-- Start --

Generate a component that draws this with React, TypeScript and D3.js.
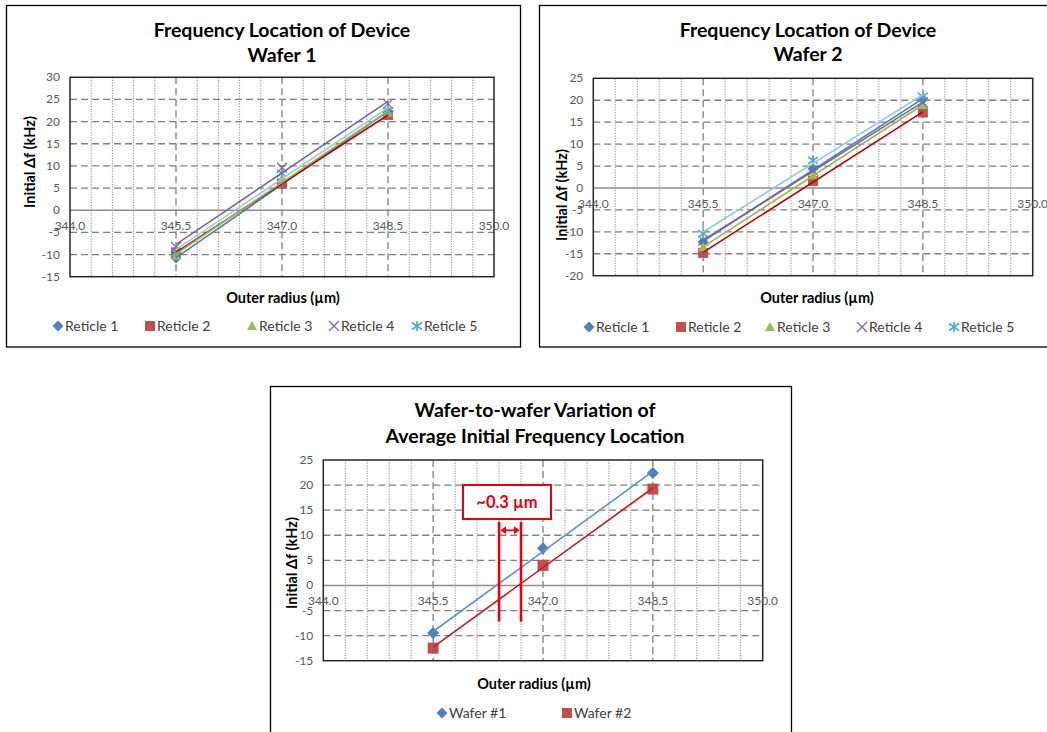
import React from "react";
import * as d3 from "d3";

// Outer radius positions of the measured devices (µm)
const radii = [345.5, 347.0, 348.5];

// Wafer 1: initial frequency offset per reticle (kHz)
const w1Reticle1 = [-10.8, 6.0, 22.2];
const w1Reticle2 = [-9.5, 6.0, 21.5];
const w1Reticle3 = [-10.3, 7.1, 22.0];
const w1Reticle4 = [-8.3, 9.6, 24.0];
const w1Reticle5 = [-9.5, 8.3, 22.5];

// Wafer 2: initial frequency offset per reticle (kHz)
const w2Reticle1 = [-12.3, 4.4, 20.2];
const w2Reticle2 = [-14.8, 1.6, 17.2];
const w2Reticle3 = [-13.5, 2.9, 18.9];
const w2Reticle4 = [-12.0, 4.0, 19.5];
const w2Reticle5 = [-10.4, 6.3, 20.9];

// Wafer averages (kHz)
const wafer1Avg = [-9.5, 7.4, 22.4];
const wafer2Avg = [-12.5, 4.0, 19.2];

const reticleNames = ["Reticle 1", "Reticle 2", "Reticle 3", "Reticle 4", "Reticle 5"];
const waferNames = ["Wafer #1", "Wafer #2"];

// x axis: 344.0 .. 350.0, labelled every 1.5 µm, minor grid every 0.3 µm
const xDomain = [344.0, 350.0];
const xMajorTicks = [344.0, 345.5, 347.0, 348.5, 350.0];
const xMinorStep = 0.3;

// Zero crossings marked on the comparison chart and the gap label
const gapMarks = [346.4, 346.7];
const gapLabel = "~0.3 µm";

const FONT = "Lato, 'Open Sans', sans-serif";

type MarkerKind = "diamond" | "square" | "triangle" | "x" | "star";

interface Series {
  name: string;
  values: number[];
  marker: MarkerKind;
  fill: string;
  line: string;
}

function Marker({ kind, x, y, color, size = 5 }: { kind: MarkerKind; x: number; y: number; color: string; size?: number }) {
  const s = size;
  if (kind === "diamond") {
    return <path d={`M${x},${y - s - 0.5}L${x + s + 0.5},${y}L${x},${y + s + 0.5}L${x - s - 0.5},${y}Z`} fill={color} />;
  }
  if (kind === "square") {
    return <rect x={x - s} y={y - s} width={2 * s} height={2 * s} fill={color} />;
  }
  if (kind === "triangle") {
    return <path d={`M${x},${y - s}L${x + s},${y + s * 0.8}L${x - s},${y + s * 0.8}Z`} fill={color} />;
  }
  if (kind === "x") {
    return (
      <g stroke={color} strokeWidth={1.3}>
        <line x1={x - s} y1={y - s} x2={x + s} y2={y + s} />
        <line x1={x - s} y1={y + s} x2={x + s} y2={y - s} />
      </g>
    );
  }
  return (
    <g stroke={color} strokeWidth={1.6}>
      <line x1={x - s} y1={y - s * 0.7} x2={x + s} y2={y + s * 0.7} />
      <line x1={x - s} y1={y + s * 0.7} x2={x + s} y2={y - s * 0.7} />
      <line x1={x} y1={y - s} x2={x} y2={y + s} />
    </g>
  );
}

// Least-squares linear trend through a series
function linearFit(xs: number[], ys: number[]) {
  const mx = d3.mean(xs) as number;
  const my = d3.mean(ys) as number;
  const num = d3.sum(xs, (x, i) => (x - mx) * (ys[i] - my));
  const den = d3.sum(xs, (x) => (x - mx) * (x - mx));
  const slope = num / den;
  return (x: number) => my + slope * (x - mx);
}

interface PanelProps {
  frame: { x: number; y: number; w: number; h: number };
  plot: { l: number; t: number; r: number; b: number };
  yDomain: [number, number];
  titles: string[];
  titleX: number;
  titleY: number[];
  yLabelPos: [number, number];
  xLabelPos: [number, number];
  legendY: number;
  legendX: number[];
  series: Series[];
  markerSize?: number;
  children?: React.ReactNode;
}

function Panel(p: PanelProps) {
  const x = d3.scaleLinear().domain(xDomain).range([p.plot.l, p.plot.r]);
  const y = d3.scaleLinear().domain(p.yDomain).range([p.plot.b, p.plot.t]);
  const yTicks = d3.range(p.yDomain[0], p.yDomain[1] + 0.001, 5);
  const minor = d3.range(xDomain[0] + xMinorStep, xDomain[1] - 0.01, xMinorStep).filter(
    (v) => !xMajorTicks.some((m) => Math.abs(m - v) < 0.01)
  );
  const line = d3.line<[number, number]>().x((d) => x(d[0])).y((d) => y(d[1]));
  const ms = p.markerSize ?? 5;
  return (
    <g>
      <rect x={p.frame.x} y={p.frame.y} width={p.frame.w} height={p.frame.h} fill="#fff" stroke="#000" strokeWidth={1.3} />
      {p.titles.map((t, i) => (
        <text key={t} x={p.titleX} y={p.titleY[i]} textAnchor="middle" fontFamily={FONT} fontWeight={700} fontSize={19.5} fill="#000">
          {t}
        </text>
      ))}
      {/* minor vertical grid */}
      {minor.map((v) => (
        <line key={"m" + v} x1={x(v)} x2={x(v)} y1={p.plot.t} y2={p.plot.b} stroke="#8c8c8c" strokeWidth={1} strokeDasharray="1.2,1.4" />
      ))}
      {/* major vertical grid */}
      {xMajorTicks.slice(1, -1).map((v) => (
        <line key={"M" + v} x1={x(v)} x2={x(v)} y1={p.plot.t} y2={p.plot.b} stroke="#7f7f7f" strokeWidth={1.3} strokeDasharray="7,4" />
      ))}
      {/* horizontal grid */}
      {yTicks.slice(1, -1).filter((v) => v !== 0).map((v) => (
        <line key={"h" + v} x1={p.plot.l} x2={p.plot.r} y1={y(v)} y2={y(v)} stroke="#7f7f7f" strokeWidth={1.3} strokeDasharray="7,4" />
      ))}
      <line x1={p.plot.l} x2={p.plot.r} y1={y(0)} y2={y(0)} stroke="#8c8c8c" strokeWidth={1.5} />
      <rect x={p.plot.l} y={p.plot.t} width={p.plot.r - p.plot.l} height={p.plot.b - p.plot.t} fill="none" stroke="#262626" strokeWidth={1.5} />
      {/* tick labels */}
      {yTicks.map((v) => (
        <text key={"yt" + v} x={p.plot.l - 10} y={y(v) + 4} textAnchor="end" fontFamily={FONT} fontSize={12} fill="#595959">
          {v}
        </text>
      ))}
      {xMajorTicks.map((v) => (
        <text key={"xt" + v} x={x(v)} y={y(0) + 20} textAnchor="middle" fontFamily={FONT} fontSize={12} fill="#595959">
          {v.toFixed(1)}
        </text>
      ))}
      {/* markers */}
      {p.series.map((s) =>
        s.values.map((v, i) => <Marker key={s.name + i} kind={s.marker} x={x(radii[i])} y={y(v)} color={s.fill} size={ms} />)
      )}
      {/* linear trendlines */}
      {p.series.map((s) => {
        const f = linearFit(radii, s.values);
        const x0 = radii[0];
        const x1 = radii[radii.length - 1];
        return <path key={"t" + s.name} d={line([[x0, f(x0)], [x1, f(x1)]]) ?? ""} stroke={s.line} strokeWidth={1.6} fill="none" />;
      })}
      {p.children && p.children}
      {/* axis titles */}
      <text
        transform={`translate(${p.yLabelPos[0]},${p.yLabelPos[1]}) rotate(-90)`}
        textAnchor="middle"
        dominantBaseline="central"
        fontFamily={FONT}
        fontWeight={700}
        fontSize={14.5}
        fill="#000"
      >
        Initial Δf (kHz)
      </text>
      <text x={p.xLabelPos[0]} y={p.xLabelPos[1] + 5} textAnchor="middle" fontFamily={FONT} fontWeight={700} fontSize={14.5} fill="#000">
        Outer radius (µm)
      </text>
      {/* legend */}
      {p.series.map((s, i) => (
        <g key={"lg" + s.name}>
          <Marker kind={s.marker} x={p.legendX[i]} y={p.legendY} color={s.fill} size={5} />
          <text x={p.legendX[i] + 7} y={p.legendY + 5} fontFamily={FONT} fontSize={14} fill="#404040">
            {s.name}
          </text>
        </g>
      ))}
    </g>
  );
}

const reticleStyle: { marker: MarkerKind; fill: string; line: string }[] = [
  { marker: "diamond", fill: "#4f81bd", line: "#4a7ebb" },
  { marker: "square", fill: "#c0504d", line: "#c00000" },
  { marker: "triangle", fill: "#9bbb59", line: "#98b954" },
  { marker: "x", fill: "#8064a2", line: "#8064a2" },
  { marker: "star", fill: "#4bacc6", line: "#93cddd" },
];

function reticleSeries(rows: number[][]): Series[] {
  return rows.map((values, i) => ({ name: reticleNames[i], values, ...reticleStyle[i] }));
}

export default function App() {
  const wafer1 = reticleSeries([w1Reticle1, w1Reticle2, w1Reticle3, w1Reticle4, w1Reticle5]);
  const wafer2 = reticleSeries([w2Reticle1, w2Reticle2, w2Reticle3, w2Reticle4, w2Reticle5]);
  const averages: Series[] = [
    { name: waferNames[0], values: wafer1Avg, marker: "diamond", fill: "#4f81bd", line: "#5b93d0" },
    { name: waferNames[1], values: wafer2Avg, marker: "square", fill: "#c0504d", line: "#c41a1a" },
  ];

  // scales for the annotation on the comparison chart
  const plot3 = { l: 323.3, t: 460, r: 762.7, b: 660.7 };
  const x3 = d3.scaleLinear().domain(xDomain).range([plot3.l, plot3.r]);
  const y3 = d3.scaleLinear().domain([-15, 25]).range([plot3.b, plot3.t]);
  const red = "#e8000b";
  const arrowY = y3(11);
  const gx0 = x3(gapMarks[0]);
  const gx1 = x3(gapMarks[1]);

  return (
    <svg width={1047} height={732} style={{ position: "absolute", left: 0, top: 0, background: "#fff" }}>
      <Panel
        frame={{ x: 6.5, y: 5.5, w: 514, h: 341.5 }}
        plot={{ l: 70, t: 77.3, r: 494, b: 276.7 }}
        yDomain={[-15, 30]}
        titles={["Frequency Location of Device", "Wafer 1"]}
        titleX={282}
        titleY={[37, 62]}
        yLabelPos={[29, 162]}
        xLabelPos={[283, 298]}
        legendY={326}
        legendX={[58, 150, 252, 334, 417]}
        series={wafer1}
      />
      <Panel
        frame={{ x: 539.5, y: 5.5, w: 510, h: 341.5 }}
        plot={{ l: 593.3, t: 78.3, r: 1032.7, b: 275.7 }}
        yDomain={[-20, 25]}
        titles={["Frequency Location of Device", "Wafer 2"]}
        titleX={808}
        titleY={[37, 61]}
        yLabelPos={[561, 195]}
        xLabelPos={[817, 298]}
        legendY={327}
        legendX={[589, 681, 770, 862, 954]}
        series={wafer2}
      />
      <Panel
        frame={{ x: 270.5, y: 386.5, w: 521, h: 360 }}
        plot={plot3}
        yDomain={[-15, 25]}
        titles={["Wafer-to-wafer Variation of", "Average Initial Frequency Location"]}
        titleX={535}
        titleY={[417, 443]}
        yLabelPos={[291, 563]}
        xLabelPos={[534, 684]}
        legendY={713}
        legendX={[442, 567]}
        series={averages}
        markerSize={5.5}
      >
        <g>
          {gapMarks.map((g) => (
            <line key={"g" + g} x1={x3(g)} x2={x3(g)} y1={y3(12.7)} y2={y3(-7.2)} stroke={red} strokeWidth={2.6} />
          ))}
          <line x1={gx0 + 4} x2={gx1 - 4} y1={arrowY} y2={arrowY} stroke={red} strokeWidth={1.6} />
          <path d={`M${gx0 + 1.5},${arrowY}L${gx0 + 7},${arrowY - 4}L${gx0 + 7},${arrowY + 4}Z`} fill={red} />
          <path d={`M${gx1 - 1.5},${arrowY}L${gx1 - 7},${arrowY - 4}L${gx1 - 7},${arrowY + 4}Z`} fill={red} />
          <rect x={463} y={485} width={88} height={34} fill="#fff" stroke={red} strokeWidth={2} />
          <text x={507} y={508} textAnchor="middle" fontFamily={FONT} fontWeight={700} fontSize={16.5} fill={red}>
            {gapLabel}
          </text>
        </g>
      </Panel>
    </svg>
  );
}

-- End --

PROMPT: Reproduce the material above from its first line through the line containing "const radii = [345.5, 347.0, 348.5];", both ends included, and skip every picture.

OUTPUT:
Generate a component that draws this with React, TypeScript and D3.js.
import React from "react";
import * as d3 from "d3";

// Outer radius positions of the measured devices (µm)
const radii = [345.5, 347.0, 348.5];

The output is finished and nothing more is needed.